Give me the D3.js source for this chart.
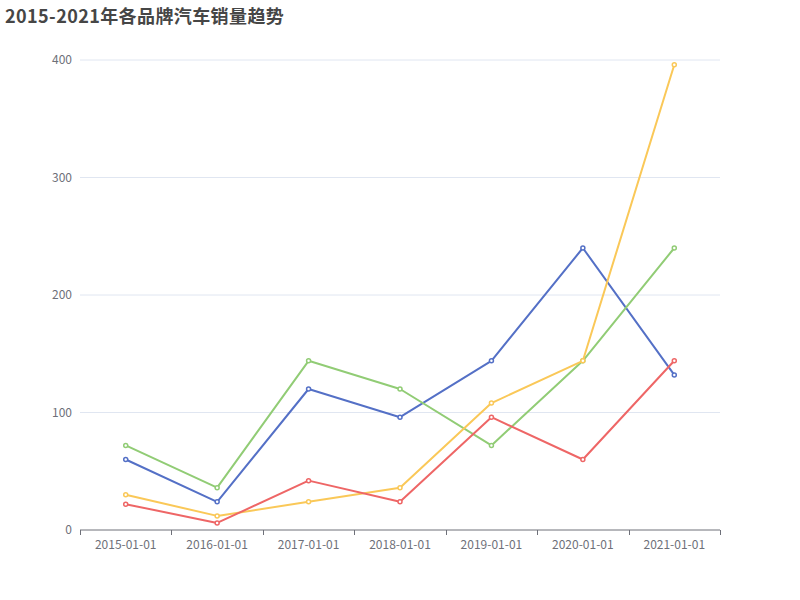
<!DOCTYPE html>
<html>
<head>
<meta charset="utf-8">
<script src="https://cdn.jsdelivr.net/npm/d3@7"></script>
<style>
  body { margin: 0; background: #fff; }
  text { font-family: "Noto Sans CJK SC", "Microsoft YaHei", sans-serif; }
</style>
</head>
<body>
<div id="chart-wrapper"></div>
<script>
// Data
const categories = ["2015-01-01", "2016-01-01", "2017-01-01", "2018-01-01", "2019-01-01", "2020-01-01", "2021-01-01"]
const blueValues = [60, 24, 120, 96, 144, 240, 132]
const greenValues = [72, 36, 144, 120, 72, 144, 240]
const yellowValues = [30, 12, 24, 36, 108, 144, 396]
const redValues = [22, 6, 42, 24, 96, 60, 144]
const yTicks = [0, 100, 200, 300, 400]

const series = [
  {values: blueValues, color: "#5470c6"},
  {values: greenValues, color: "#91cc75"},
  {values: yellowValues, color: "#fac858"},
  {values: redValues, color: "#ee6666"}
]

const width = 800
const height = 600
const grid = {left: 80, right: 720, top: 60, bottom: 530}

const svg = d3.select("#chart-wrapper")
  .append("svg")
  .attr("width", width)
  .attr("height", height)

// Title
svg.append("text")
  .attr("x", 5)
  .attr("y", 23)
  .attr("fill", "#464646")
  .attr("font-size", 18)
  .attr("font-weight", "bold")
  .attr("letter-spacing", 0.4)
  .text("2015-2021年各品牌汽车销量趋势")

// Scales
const xScale = d3.scaleBand().domain(categories).range([grid.left, grid.right])
const yScale = d3.scaleLinear().domain([0, 400]).range([grid.bottom, grid.top])

// Grid lines
svg.append("g")
  .selectAll("line")
  .data(yTicks.filter(d => d > 0))
  .join("line")
  .attr("x1", grid.left)
  .attr("x2", grid.right)
  .attr("y1", d => yScale(d))
  .attr("y2", d => yScale(d))
  .attr("stroke", "#E0E6F1")

// Y axis labels
svg.append("g")
  .selectAll("text")
  .data(yTicks)
  .join("text")
  .attr("x", grid.left - 8)
  .attr("y", d => yScale(d))
  .attr("dy", "0.35em")
  .attr("text-anchor", "end")
  .attr("fill", "#6E7079")
  .attr("font-size", 12)
  .text(d => d)

// X axis
const xAxis = svg.append("g")
  .attr("transform", `translate(0,${grid.bottom})`)
xAxis.append("line")
  .attr("x1", grid.left)
  .attr("x2", grid.right)
  .attr("stroke", "#6E7079")
const boundaries = categories.map(c => xScale(c)).concat([grid.right])
xAxis.selectAll(".tick")
  .data(boundaries)
  .join("line")
  .attr("class", "tick")
  .attr("x1", d => Math.round(d) + 0.5)
  .attr("x2", d => Math.round(d) + 0.5)
  .attr("y1", 0)
  .attr("y2", 5)
  .attr("stroke", "#6E7079")
xAxis.selectAll(".label")
  .data(categories)
  .join("text")
  .attr("class", "label")
  .attr("x", d => xScale(d) + xScale.bandwidth() / 2)
  .attr("y", 19)
  .attr("text-anchor", "middle")
  .attr("fill", "#6E7079")
  .attr("font-size", 12)
  .text(d => d)

// Lines
const xPos = (d, i) => xScale(categories[i]) + xScale.bandwidth() / 2
const line = d3.line().x(xPos).y(d => yScale(d))

series.forEach(s => {
  const g = svg.append("g")
  g.append("path")
    .datum(s.values)
    .attr("d", line)
    .attr("fill", "none")
    .attr("stroke", s.color)
    .attr("stroke-width", 2)
    .attr("stroke-linejoin", "bevel")
  g.selectAll("circle")
    .data(s.values)
    .join("circle")
    .attr("cx", xPos)
    .attr("cy", d => yScale(d))
    .attr("r", 2)
    .attr("fill", "#fff")
    .attr("stroke", s.color)
    .attr("stroke-width", 1.5)
})
</script>
</body>
</html>
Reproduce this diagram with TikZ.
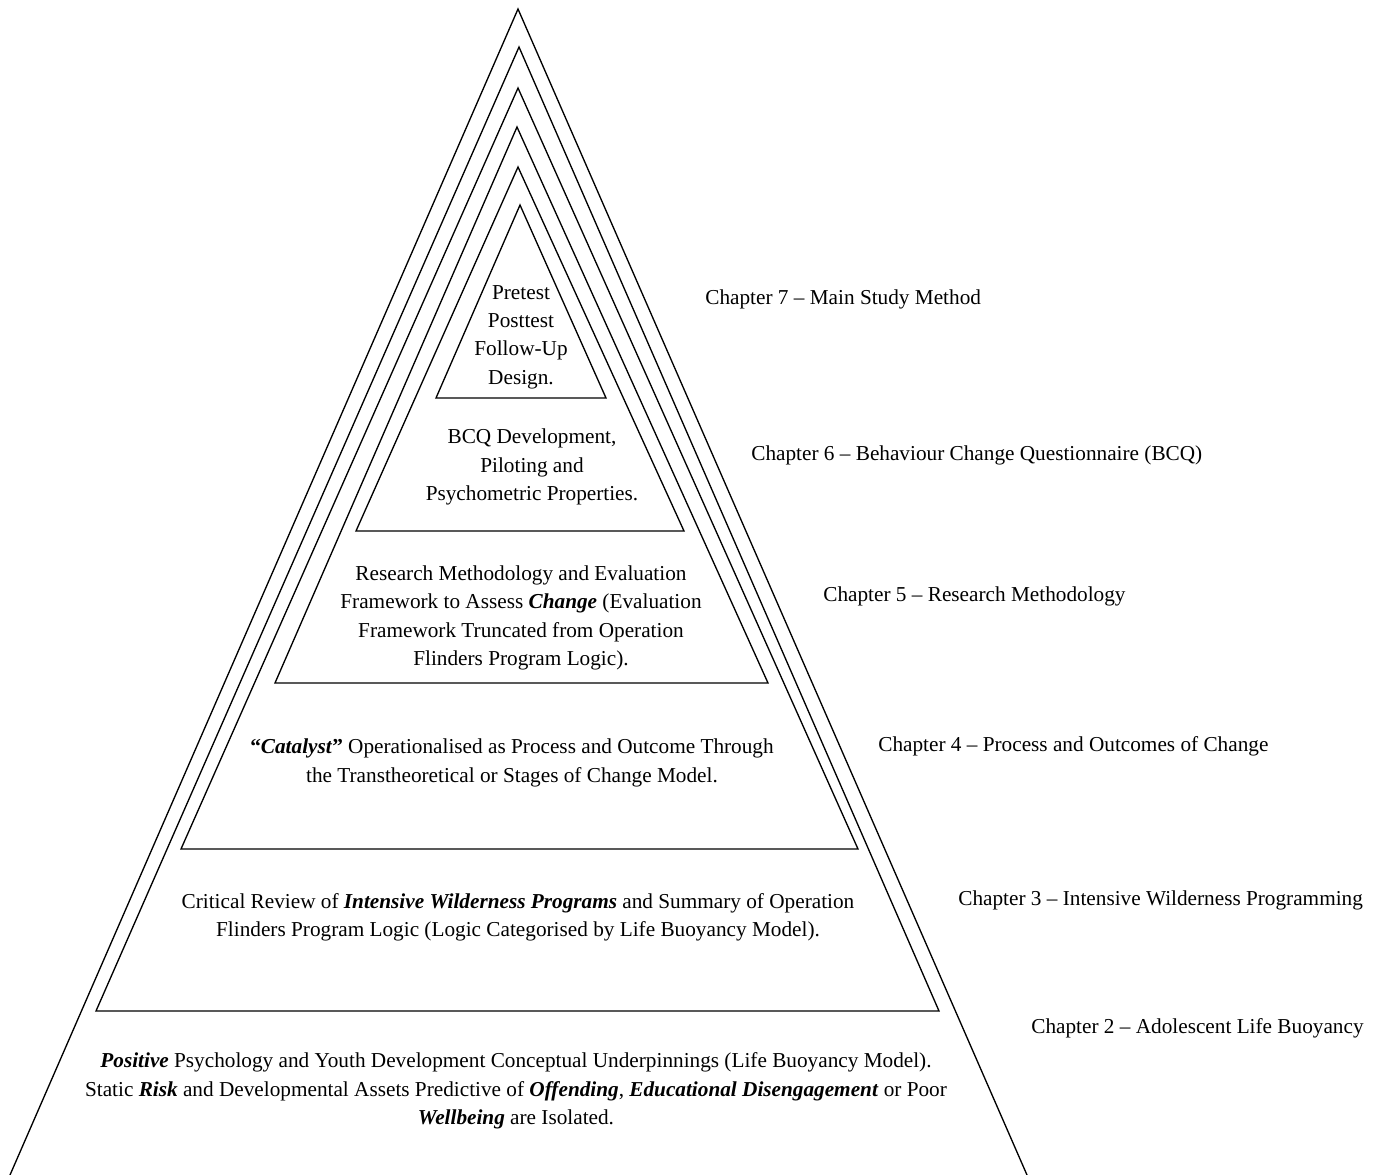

**SHORT EXERCISE**
Omit pictures; set down the rest of the material word for word.

**COMPLETE ANSWER**
Give me the D3.js source for this chart.
<!DOCTYPE html>
<html>
<head>
<meta charset="utf-8">
<script src="https://cdn.jsdelivr.net/npm/d3@7"></script>
<style>
  body { margin: 0; background: #fff; }
  text { font-family: "Noto Sans CJK SC", "Microsoft YaHei", sans-serif; }
</style>
</head>
<body>
<div id="chart-wrapper"></div>
<script>
// Data
const categories = ["2015-01-01", "2016-01-01", "2017-01-01", "2018-01-01", "2019-01-01", "2020-01-01", "2021-01-01"]
const blueValues = [60, 24, 120, 96, 144, 240, 132]
const greenValues = [72, 36, 144, 120, 72, 144, 240]
const yellowValues = [30, 12, 24, 36, 108, 144, 396]
const redValues = [22, 6, 42, 24, 96, 60, 144]
const yTicks = [0, 100, 200, 300, 400]

const series = [
  {values: blueValues, color: "#5470c6"},
  {values: greenValues, color: "#91cc75"},
  {values: yellowValues, color: "#fac858"},
  {values: redValues, color: "#ee6666"}
]

const width = 800
const height = 600
const grid = {left: 80, right: 720, top: 60, bottom: 530}

const svg = d3.select("#chart-wrapper")
  .append("svg")
  .attr("width", width)
  .attr("height", height)

// Title
svg.append("text")
  .attr("x", 5)
  .attr("y", 23)
  .attr("fill", "#464646")
  .attr("font-size", 18)
  .attr("font-weight", "bold")
  .attr("letter-spacing", 0.4)
  .text("2015-2021年各品牌汽车销量趋势")

// Scales
const xScale = d3.scaleBand().domain(categories).range([grid.left, grid.right])
const yScale = d3.scaleLinear().domain([0, 400]).range([grid.bottom, grid.top])

// Grid lines
svg.append("g")
  .selectAll("line")
  .data(yTicks.filter(d => d > 0))
  .join("line")
  .attr("x1", grid.left)
  .attr("x2", grid.right)
  .attr("y1", d => yScale(d))
  .attr("y2", d => yScale(d))
  .attr("stroke", "#E0E6F1")

// Y axis labels
svg.append("g")
  .selectAll("text")
  .data(yTicks)
  .join("text")
  .attr("x", grid.left - 8)
  .attr("y", d => yScale(d))
  .attr("dy", "0.35em")
  .attr("text-anchor", "end")
  .attr("fill", "#6E7079")
  .attr("font-size", 12)
  .text(d => d)

// X axis
const xAxis = svg.append("g")
  .attr("transform", `translate(0,${grid.bottom})`)
xAxis.append("line")
  .attr("x1", grid.left)
  .attr("x2", grid.right)
  .attr("stroke", "#6E7079")
const boundaries = categories.map(c => xScale(c)).concat([grid.right])
xAxis.selectAll(".tick")
  .data(boundaries)
  .join("line")
  .attr("class", "tick")
  .attr("x1", d => Math.round(d) + 0.5)
  .attr("x2", d => Math.round(d) + 0.5)
  .attr("y1", 0)
  .attr("y2", 5)
  .attr("stroke", "#6E7079")
xAxis.selectAll(".label")
  .data(categories)
  .join("text")
  .attr("class", "label")
  .attr("x", d => xScale(d) + xScale.bandwidth() / 2)
  .attr("y", 19)
  .attr("text-anchor", "middle")
  .attr("fill", "#6E7079")
  .attr("font-size", 12)
  .text(d => d)

// Lines
const xPos = (d, i) => xScale(categories[i]) + xScale.bandwidth() / 2
const line = d3.line().x(xPos).y(d => yScale(d))

series.forEach(s => {
  const g = svg.append("g")
  g.append("path")
    .datum(s.values)
    .attr("d", line)
    .attr("fill", "none")
    .attr("stroke", s.color)
    .attr("stroke-width", 2)
    .attr("stroke-linejoin", "bevel")
  g.selectAll("circle")
    .data(s.values)
    .join("circle")
    .attr("cx", xPos)
    .attr("cy", d => yScale(d))
    .attr("r", 2)
    .attr("fill", "#fff")
    .attr("stroke", s.color)
    .attr("stroke-width", 1.5)
})
</script>
</body>
</html>
Reproduce this diagram with TikZ.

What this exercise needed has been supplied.